Fresh calls for NHS dental budget reform

NHS dental budgetThe NHS dental budget would be better spent elsewhere than on routine scaling and polishing of teeth.

That’s according to a new study, led by Newcastle University and the RAINDROP project.

RAINDROP (Resource Allocation In NHS Dentistry: Recognition Of Societal Preferences) has been created to find a better way of making decisions about how the NHS dental budget is spent.

‘Public money used for NHS dentistry is not being spent in the most effective way,’ Dr Chris Vernazza, from the School of Dental Sciences, said.

‘Our RAINDROP project shows much of the dental budget is spent on high street dentistry.

‘But significant amounts are also spent on specialist oral surgery and orthodontic services.

‘With very little spend on oral disease prevention.

‘We estimate the current NHS dentistry budget includes only a tiny provision for prevention of oral disease.

‘That’s less than 5%, and this is not enough.

‘We have recommended a specific set of services we would like to see new investment in.

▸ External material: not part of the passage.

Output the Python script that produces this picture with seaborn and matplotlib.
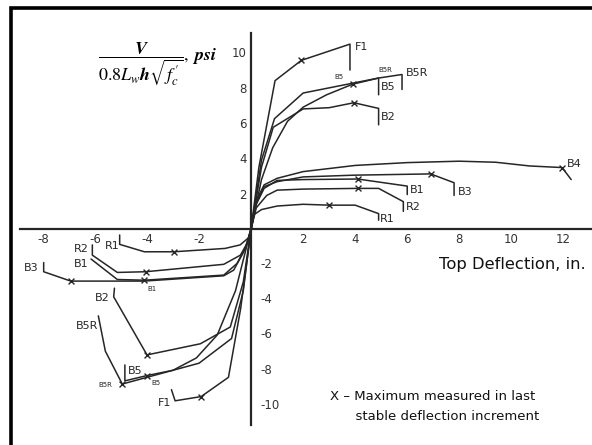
import numpy as np
import pandas as pd
import seaborn as sns
import matplotlib.pyplot as plt
from matplotlib.patches import Rectangle

# Load-deflection envelopes (x: top deflection in., y: V/(0.8 Lw h sqrt(f'c)))
# positive direction
F1_pos_x = [0, 0.3, 0.92, 1.93, 3.8, 3.8]
F1_pos_y = [0, 3.5, 8.4, 9.55, 10.47, 9.0]
B5R_pos_x = [0, 0.4, 0.9, 2.0, 4.9, 5.8, 5.8]
B5R_pos_y = [0, 3.9, 6.25, 7.7, 8.55, 8.75, 7.9]
B5_pos_x = [0, 0.4, 0.83, 1.4, 2.0, 2.9, 3.9, 4.9, 4.9]
B5_pos_y = [0, 2.8, 4.6, 6.1, 6.9, 7.6, 8.2, 8.55, 7.6]
B2_pos_x = [0, 0.4, 0.85, 2.0, 3.0, 3.95, 4.9, 4.9]
B2_pos_y = [0, 3.5, 5.76, 6.8, 6.87, 7.15, 6.83, 5.9]
B4_pos_x = [0, 0.2, 0.5, 1.0, 2.0, 4.0, 6.0, 8.0, 9.4, 10.7, 11.95, 12.3]
B4_pos_y = [0, 1.6, 2.5, 2.87, 3.25, 3.6, 3.76, 3.84, 3.78, 3.57, 3.48, 2.8]
B3_pos_x = [0, 0.2, 0.5, 1.0, 2.0, 4.0, 6.9, 7.8, 7.8]
B3_pos_y = [0, 1.5, 2.4, 2.68, 2.95, 3.05, 3.12, 2.62, 1.9]
B1_pos_x = [0, 0.2, 0.5, 1.0, 2.0, 4.1, 6.0, 6.0]
B1_pos_y = [0, 1.4, 2.3, 2.75, 2.8, 2.83, 2.43, 1.95]
R2_pos_x = [0, 0.2, 0.6, 1.0, 2.0, 4.1, 4.9, 5.85, 5.85]
R2_pos_y = [0, 1.2, 1.9, 2.2, 2.26, 2.3, 2.3, 1.55, 1.0]
R1_pos_x = [0, 0.1, 0.4, 1.0, 2.0, 3.0, 4.0, 4.9, 4.9]
R1_pos_y = [0, 0.8, 1.1, 1.3, 1.4, 1.35, 1.35, 0.87, 0.5]

# negative direction
R1_neg_x = [0, -0.1, -0.42, -1.0, -2.97, -4.1, -5.05, -5.05]
R1_neg_y = [0, -0.5, -0.9, -1.1, -1.29, -1.29, -0.87, -0.34]
R2_neg_x = [0, -0.15, -0.41, -1.05, -4.05, -5.14, -6.1, -6.1]
R2_neg_y = [0, -0.8, -1.48, -2.0, -2.42, -2.46, -1.48, -0.9]
B1_neg_x = [0, -0.2, -0.54, -1.05, -4.1, -5.14, -6.15]
B1_neg_y = [0, -1.0, -1.95, -2.61, -2.9, -2.86, -1.7]
B3_neg_x = [0, -0.25, -0.67, -1.05, -4.12, -6.93, -7.97, -7.97]
B3_neg_y = [0, -1.2, -2.33, -2.65, -2.95, -2.95, -2.42, -1.9]
B2_neg_x = [0, -0.3, -0.8, -1.95, -4.0, -5.28, -5.25]
B2_neg_y = [0, -3.0, -5.55, -6.5, -7.13, -3.84, -3.35]
B5_neg_x = [0, -0.3, -0.75, -2.0, -3.0, -4.0, -4.85, -4.85]
B5_neg_y = [0, -3.5, -6.2, -7.6, -8.0, -8.3, -8.6, -7.7]
B5R_neg_x = [0, -0.6, -1.3, -2.1, -3.0, -4.0, -4.95, -5.6, -5.87]
B5R_neg_y = [0, -3.5, -6.0, -7.3, -8.0, -8.4, -8.78, -6.92, -4.92]
F1_neg_x = [0, -0.4, -0.87, -1.92, -2.92, -3.06]
F1_neg_y = [0, -4.5, -8.4, -9.49, -9.73, -9.1]

curves = {
    "F1+": (F1_pos_x, F1_pos_y, 3), "B5R+": (B5R_pos_x, B5R_pos_y, None),
    "B5+": (B5_pos_x, B5_pos_y, 6), "B2+": (B2_pos_x, B2_pos_y, 5),
    "B4+": (B4_pos_x, B4_pos_y, 10), "B3+": (B3_pos_x, B3_pos_y, 6),
    "B1+": (B1_pos_x, B1_pos_y, 5), "R2+": (R2_pos_x, R2_pos_y, 5),
    "R1+": (R1_pos_x, R1_pos_y, 5),
    "R1-": (R1_neg_x, R1_neg_y, 4), "R2-": (R2_neg_x, R2_neg_y, 4),
    "B1-": (B1_neg_x, B1_neg_y, 4), "B3-": (B3_neg_x, B3_neg_y, 5),
    "B2-": (B2_neg_x, B2_neg_y, 4), "B5-": (B5_neg_x, B5_neg_y, 5),
    "B5R-": (B5R_neg_x, B5R_neg_y, 6), "F1-": (F1_neg_x, F1_neg_y, 3),
}

# curve end labels (text, x, y, size)
labels = [
    ("F1", 4.0, 10.3, 8), ("B5R", 5.95, 8.82, 8), ("B5", 5.0, 8.06, 8),
    ("B5", 3.2, 8.6, 5), ("B5R", 4.9, 9.02, 5), ("B2", 5.0, 6.35, 8),
    ("B4", 12.15, 3.7, 8), ("B3", 7.95, 2.1, 8), ("B1", 6.1, 2.2, 8),
    ("R2", 5.95, 1.22, 8), ("R1", 4.95, 0.55, 8),
    ("R1", -5.62, -0.95, 8), ("R2", -6.8, -1.12, 8), ("B1", -6.8, -1.98, 8),
    ("B1", -4.0, -3.4, 5), ("B3", -8.75, -2.22, 8), ("B2", -6.0, -3.88, 8),
    ("B5R", -6.75, -5.49, 8), ("B5", -4.75, -8.02, 8), ("B5", -3.85, -8.73, 5),
    ("B5R", -5.85, -8.86, 5), ("F1", -3.6, -9.87, 8),
]

xticks = [-8, -6, -4, -2, 2, 4, 6, 8, 10, 12]
yticks = [-10, -8, -6, -4, -2, 2, 4, 6, 8, 10]

rows, maxima = [], []
for name, (xs, ys, imax) in curves.items():
    for i, (x, y) in enumerate(zip(xs, ys)):
        rows.append({"curve": name, "order": i, "x": x, "y": y})
    if imax is not None:
        maxima.append({"x": xs[imax], "y": ys[imax]})
df = pd.DataFrame(rows)
df_max = pd.DataFrame(maxima)

sns.set_style("white")
plt.rcParams["font.family"] = ["DejaVu Sans"]
plt.rcParams["mathtext.fontset"] = "stix"

fig = plt.figure(figsize=(5.92, 4.45), dpi=100)
ax = fig.add_axes([20 / 592, 1 - 425 / 445, 572 / 592, 392 / 445])
ink = "#262626"

sns.lineplot(data=df, x="x", y="y", units="curve", estimator=None, sort=False,
             color=ink, linewidth=1.1, ax=ax, legend=False)
sns.scatterplot(data=df_max, x="x", y="y", marker="x", s=18, color=ink,
                linewidth=1.0, ax=ax, legend=False, zorder=3)

ax.set_xlim(-8.88, 13.1)
ax.set_ylim(-11.1, 11.1)
for s in ["top", "right"]:
    ax.spines[s].set_visible(False)
ax.spines["left"].set_position(("data", 0))
ax.spines["bottom"].set_position(("data", 0))
for s in ["left", "bottom"]:
    ax.spines[s].set_color(ink)
    ax.spines[s].set_linewidth(1.6)
ax.set_xticks(xticks)
ax.set_yticks(yticks)
ax.set_xticklabels([str(t) for t in xticks])
ax.set_yticklabels([str(t) if t > 0 else "" for t in yticks])
ax.tick_params(direction="inout", length=6, width=1.0, color=ink,
               labelsize=8.5, labelcolor="#333333", pad=0)
# negative y tick labels sit to the right of the vertical axis
for t in yticks:
    if t < 0:
        ax.text(0.35, t, str(t), fontsize=8.5, color="#333333", va="center", ha="left")
ax.set_xlabel("")
ax.set_ylabel("")

for txt, x, y, size in labels:
    ax.text(x, y, txt, fontsize=size, color=ink, va="center", ha="left")

ax.text(-3.6, 9.3,
        r"$\dfrac{\boldsymbol{V}}{0.8\boldsymbol{L_w h}\sqrt{\boldsymbol{f^{\,\prime}_c}}}$" + r"$\boldsymbol{,\ psi}$",
        fontsize=13, ha="center", va="center", color="black")
ax.text(12.85, -2.0, "Top Deflection, in.", fontsize=11.8, ha="right", va="center", color="#111111")
ax.text(3.05, -10.05, "X \u2013 Maximum measured in last\n      stable deflection increment",
        fontsize=9.5, ha="left", va="center", color="#111111", linespacing=1.65)

fig.patches.append(Rectangle((10.5 / 592, -0.1), 1.2, 1.1 - 8.5 / 445, transform=fig.transFigure,
                             fill=False, edgecolor="black", linewidth=2.6))

fig.savefig("out.png", dpi=100)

‘And a set of services that should have funding reduced to allow this investment.’

‘Major changes’

NHS dentistry in England is focused on historical demands rather than the evolving needs of patients, the results show.

The study shows funds should be more focused on prevention of decay and gum disease.

More money should be made used to make services more accessible too.

‘Major changes, such as those we have recommended, are often difficult to implement at a national level,’ Dr Vernazza continued.

‘It may be that any changes need to be made as part of ongoing and emerging processes.

‘Such as dental contract reform, which is currently scheduled for roll out next year.

‘In addition, at regional level, opportunities may present which would allow implementation of parts of our recommendations.

‘The focus is on improvements for the whole population.

‘So individual patients may see different levels of benefit.

‘The sooner changes are made, the sooner the potential benefits can be realised.’

Reduction in orthodontics

The RAINDROP team has presented its findings to the Office of the Chief Dental Officer and others at NHS England.

Recommendations made by RAINDROP include:

  • Opening new NHS high street practices
  • Greater provision of dentistry in care homes
  • Allowing booking of NHS dental appointments from the NHS helpline
  • Having more oral health measures built into contracts for local authority services.

The trade-off would be a reduction in the amount of orthodontics the NHS provides, the team says.